Exercise task:
Without including any images, reproduce each entry exactly.

Available records:
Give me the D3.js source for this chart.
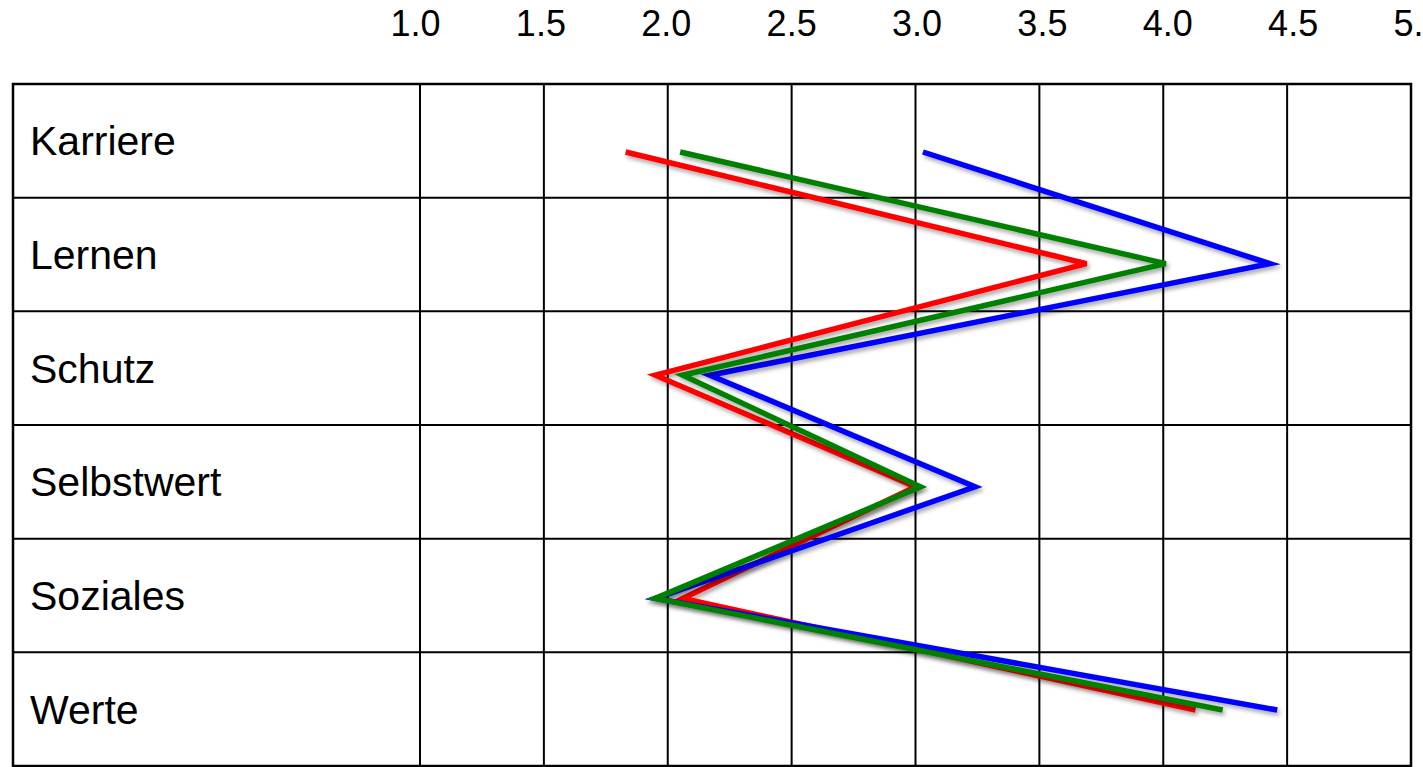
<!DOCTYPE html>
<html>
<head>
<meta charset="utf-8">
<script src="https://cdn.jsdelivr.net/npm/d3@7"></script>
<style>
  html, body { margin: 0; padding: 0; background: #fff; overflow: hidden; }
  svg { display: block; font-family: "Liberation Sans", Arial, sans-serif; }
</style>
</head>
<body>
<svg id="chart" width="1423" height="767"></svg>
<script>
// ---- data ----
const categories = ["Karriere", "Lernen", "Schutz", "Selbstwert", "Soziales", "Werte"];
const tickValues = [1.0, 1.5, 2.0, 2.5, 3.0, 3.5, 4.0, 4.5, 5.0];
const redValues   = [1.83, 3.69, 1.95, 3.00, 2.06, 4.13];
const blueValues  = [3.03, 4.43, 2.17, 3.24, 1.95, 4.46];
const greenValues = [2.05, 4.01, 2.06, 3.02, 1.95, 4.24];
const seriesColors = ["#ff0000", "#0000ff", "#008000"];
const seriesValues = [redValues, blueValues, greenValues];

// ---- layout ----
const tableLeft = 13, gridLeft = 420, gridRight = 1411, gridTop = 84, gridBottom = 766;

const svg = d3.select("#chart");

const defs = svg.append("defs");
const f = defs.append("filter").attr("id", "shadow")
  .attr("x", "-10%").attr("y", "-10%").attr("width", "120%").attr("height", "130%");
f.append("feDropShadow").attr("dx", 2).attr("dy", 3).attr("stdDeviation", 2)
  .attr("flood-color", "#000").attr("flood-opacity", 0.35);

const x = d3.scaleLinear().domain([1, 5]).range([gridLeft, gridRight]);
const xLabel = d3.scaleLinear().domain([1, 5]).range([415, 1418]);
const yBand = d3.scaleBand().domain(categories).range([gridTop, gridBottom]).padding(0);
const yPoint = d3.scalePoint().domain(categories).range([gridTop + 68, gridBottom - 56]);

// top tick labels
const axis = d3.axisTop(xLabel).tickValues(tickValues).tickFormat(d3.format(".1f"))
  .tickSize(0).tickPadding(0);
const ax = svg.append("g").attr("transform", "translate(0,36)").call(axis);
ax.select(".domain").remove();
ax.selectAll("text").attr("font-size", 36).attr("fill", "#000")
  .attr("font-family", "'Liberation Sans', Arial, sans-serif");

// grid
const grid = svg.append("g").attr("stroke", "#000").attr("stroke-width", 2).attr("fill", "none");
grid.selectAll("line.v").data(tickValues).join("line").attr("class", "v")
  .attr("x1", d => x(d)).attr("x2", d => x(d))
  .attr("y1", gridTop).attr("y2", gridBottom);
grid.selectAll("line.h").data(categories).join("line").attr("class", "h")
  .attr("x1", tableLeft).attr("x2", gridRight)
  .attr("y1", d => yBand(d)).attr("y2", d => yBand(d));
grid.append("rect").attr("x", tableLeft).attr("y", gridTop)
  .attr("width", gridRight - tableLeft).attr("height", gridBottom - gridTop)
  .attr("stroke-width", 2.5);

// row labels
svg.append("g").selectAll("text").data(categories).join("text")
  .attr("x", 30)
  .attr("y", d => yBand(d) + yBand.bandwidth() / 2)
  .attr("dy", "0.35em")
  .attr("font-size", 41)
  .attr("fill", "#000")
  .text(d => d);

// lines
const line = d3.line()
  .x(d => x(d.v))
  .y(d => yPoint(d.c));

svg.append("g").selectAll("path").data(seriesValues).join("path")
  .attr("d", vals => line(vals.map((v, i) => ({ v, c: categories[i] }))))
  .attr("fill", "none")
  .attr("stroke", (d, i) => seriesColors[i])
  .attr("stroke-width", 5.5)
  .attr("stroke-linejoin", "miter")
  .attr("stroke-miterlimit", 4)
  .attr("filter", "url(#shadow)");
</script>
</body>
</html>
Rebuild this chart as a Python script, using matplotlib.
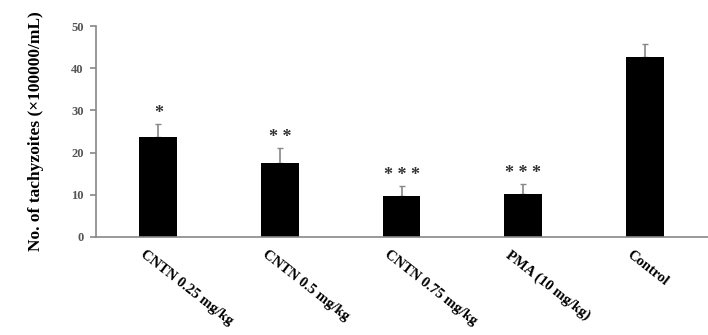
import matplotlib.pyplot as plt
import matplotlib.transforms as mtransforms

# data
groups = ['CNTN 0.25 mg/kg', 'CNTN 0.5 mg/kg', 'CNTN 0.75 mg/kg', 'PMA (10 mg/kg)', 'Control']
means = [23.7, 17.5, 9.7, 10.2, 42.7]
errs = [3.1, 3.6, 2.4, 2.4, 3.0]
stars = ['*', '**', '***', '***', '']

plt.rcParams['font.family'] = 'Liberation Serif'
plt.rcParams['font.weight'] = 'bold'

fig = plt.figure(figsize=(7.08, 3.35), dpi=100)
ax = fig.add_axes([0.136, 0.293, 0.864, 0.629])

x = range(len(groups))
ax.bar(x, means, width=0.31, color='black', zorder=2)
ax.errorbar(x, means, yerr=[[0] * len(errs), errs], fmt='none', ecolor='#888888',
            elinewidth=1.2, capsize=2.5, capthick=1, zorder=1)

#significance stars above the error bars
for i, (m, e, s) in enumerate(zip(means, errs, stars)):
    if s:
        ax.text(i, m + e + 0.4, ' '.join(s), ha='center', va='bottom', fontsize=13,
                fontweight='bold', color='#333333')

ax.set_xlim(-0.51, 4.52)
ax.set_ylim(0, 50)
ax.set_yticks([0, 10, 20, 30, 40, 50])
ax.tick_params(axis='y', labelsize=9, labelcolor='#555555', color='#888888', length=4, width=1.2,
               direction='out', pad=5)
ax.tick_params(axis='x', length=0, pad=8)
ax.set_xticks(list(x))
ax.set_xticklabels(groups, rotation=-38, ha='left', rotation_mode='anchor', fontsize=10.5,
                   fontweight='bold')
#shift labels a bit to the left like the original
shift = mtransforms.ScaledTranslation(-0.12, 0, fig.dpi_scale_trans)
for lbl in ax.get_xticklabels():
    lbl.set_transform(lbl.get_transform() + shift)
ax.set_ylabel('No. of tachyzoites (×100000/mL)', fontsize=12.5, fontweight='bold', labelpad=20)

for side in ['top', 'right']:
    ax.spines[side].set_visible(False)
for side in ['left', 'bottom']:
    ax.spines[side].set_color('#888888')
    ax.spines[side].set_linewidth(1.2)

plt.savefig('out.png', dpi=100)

Answer for the task:
Give me the D3.js source for this chart.
<!DOCTYPE html>
<html>
<head>
<meta charset="utf-8">
<script src="https://cdn.jsdelivr.net/npm/d3@7"></script>
<style>
  html, body { margin: 0; padding: 0; background: #fff; overflow: hidden; }
  svg { display: block; font-family: "Liberation Sans", Arial, sans-serif; }
</style>
</head>
<body>
<svg id="chart" width="1423" height="767"></svg>
<script>
// ---- data ----
const categories = ["Karriere", "Lernen", "Schutz", "Selbstwert", "Soziales", "Werte"];
const tickValues = [1.0, 1.5, 2.0, 2.5, 3.0, 3.5, 4.0, 4.5, 5.0];
const redValues   = [1.83, 3.69, 1.95, 3.00, 2.06, 4.13];
const blueValues  = [3.03, 4.43, 2.17, 3.24, 1.95, 4.46];
const greenValues = [2.05, 4.01, 2.06, 3.02, 1.95, 4.24];
const seriesColors = ["#ff0000", "#0000ff", "#008000"];
const seriesValues = [redValues, blueValues, greenValues];

// ---- layout ----
const tableLeft = 13, gridLeft = 420, gridRight = 1411, gridTop = 84, gridBottom = 766;

const svg = d3.select("#chart");

const defs = svg.append("defs");
const f = defs.append("filter").attr("id", "shadow")
  .attr("x", "-10%").attr("y", "-10%").attr("width", "120%").attr("height", "130%");
f.append("feDropShadow").attr("dx", 2).attr("dy", 3).attr("stdDeviation", 2)
  .attr("flood-color", "#000").attr("flood-opacity", 0.35);

const x = d3.scaleLinear().domain([1, 5]).range([gridLeft, gridRight]);
const xLabel = d3.scaleLinear().domain([1, 5]).range([415, 1418]);
const yBand = d3.scaleBand().domain(categories).range([gridTop, gridBottom]).padding(0);
const yPoint = d3.scalePoint().domain(categories).range([gridTop + 68, gridBottom - 56]);

// top tick labels
const axis = d3.axisTop(xLabel).tickValues(tickValues).tickFormat(d3.format(".1f"))
  .tickSize(0).tickPadding(0);
const ax = svg.append("g").attr("transform", "translate(0,36)").call(axis);
ax.select(".domain").remove();
ax.selectAll("text").attr("font-size", 36).attr("fill", "#000")
  .attr("font-family", "'Liberation Sans', Arial, sans-serif");

// grid
const grid = svg.append("g").attr("stroke", "#000").attr("stroke-width", 2).attr("fill", "none");
grid.selectAll("line.v").data(tickValues).join("line").attr("class", "v")
  .attr("x1", d => x(d)).attr("x2", d => x(d))
  .attr("y1", gridTop).attr("y2", gridBottom);
grid.selectAll("line.h").data(categories).join("line").attr("class", "h")
  .attr("x1", tableLeft).attr("x2", gridRight)
  .attr("y1", d => yBand(d)).attr("y2", d => yBand(d));
grid.append("rect").attr("x", tableLeft).attr("y", gridTop)
  .attr("width", gridRight - tableLeft).attr("height", gridBottom - gridTop)
  .attr("stroke-width", 2.5);

// row labels
svg.append("g").selectAll("text").data(categories).join("text")
  .attr("x", 30)
  .attr("y", d => yBand(d) + yBand.bandwidth() / 2)
  .attr("dy", "0.35em")
  .attr("font-size", 41)
  .attr("fill", "#000")
  .text(d => d);

// lines
const line = d3.line()
  .x(d => x(d.v))
  .y(d => yPoint(d.c));

svg.append("g").selectAll("path").data(seriesValues).join("path")
  .attr("d", vals => line(vals.map((v, i) => ({ v, c: categories[i] }))))
  .attr("fill", "none")
  .attr("stroke", (d, i) => seriesColors[i])
  .attr("stroke-width", 5.5)
  .attr("stroke-linejoin", "miter")
  .attr("stroke-miterlimit", 4)
  .attr("filter", "url(#shadow)");
</script>
</body>
</html>
Rebuild this chart as a Python script, using matplotlib.
import matplotlib.pyplot as plt
import matplotlib.transforms as mtransforms

# data
groups = ['CNTN 0.25 mg/kg', 'CNTN 0.5 mg/kg', 'CNTN 0.75 mg/kg', 'PMA (10 mg/kg)', 'Control']
means = [23.7, 17.5, 9.7, 10.2, 42.7]
errs = [3.1, 3.6, 2.4, 2.4, 3.0]
stars = ['*', '**', '***', '***', '']

plt.rcParams['font.family'] = 'Liberation Serif'
plt.rcParams['font.weight'] = 'bold'

fig = plt.figure(figsize=(7.08, 3.35), dpi=100)
ax = fig.add_axes([0.136, 0.293, 0.864, 0.629])

x = range(len(groups))
ax.bar(x, means, width=0.31, color='black', zorder=2)
ax.errorbar(x, means, yerr=[[0] * len(errs), errs], fmt='none', ecolor='#888888',
            elinewidth=1.2, capsize=2.5, capthick=1, zorder=1)

#significance stars above the error bars
for i, (m, e, s) in enumerate(zip(means, errs, stars)):
    if s:
        ax.text(i, m + e + 0.4, ' '.join(s), ha='center', va='bottom', fontsize=13,
                fontweight='bold', color='#333333')

ax.set_xlim(-0.51, 4.52)
ax.set_ylim(0, 50)
ax.set_yticks([0, 10, 20, 30, 40, 50])
ax.tick_params(axis='y', labelsize=9, labelcolor='#555555', color='#888888', length=4, width=1.2,
               direction='out', pad=5)
ax.tick_params(axis='x', length=0, pad=8)
ax.set_xticks(list(x))
ax.set_xticklabels(groups, rotation=-38, ha='left', rotation_mode='anchor', fontsize=10.5,
                   fontweight='bold')
#shift labels a bit to the left like the original
shift = mtransforms.ScaledTranslation(-0.12, 0, fig.dpi_scale_trans)
for lbl in ax.get_xticklabels():
    lbl.set_transform(lbl.get_transform() + shift)
ax.set_ylabel('No. of tachyzoites (×100000/mL)', fontsize=12.5, fontweight='bold', labelpad=20)

for side in ['top', 'right']:
    ax.spines[side].set_visible(False)
for side in ['left', 'bottom']:
    ax.spines[side].set_color('#888888')
    ax.spines[side].set_linewidth(1.2)

plt.savefig('out.png', dpi=100)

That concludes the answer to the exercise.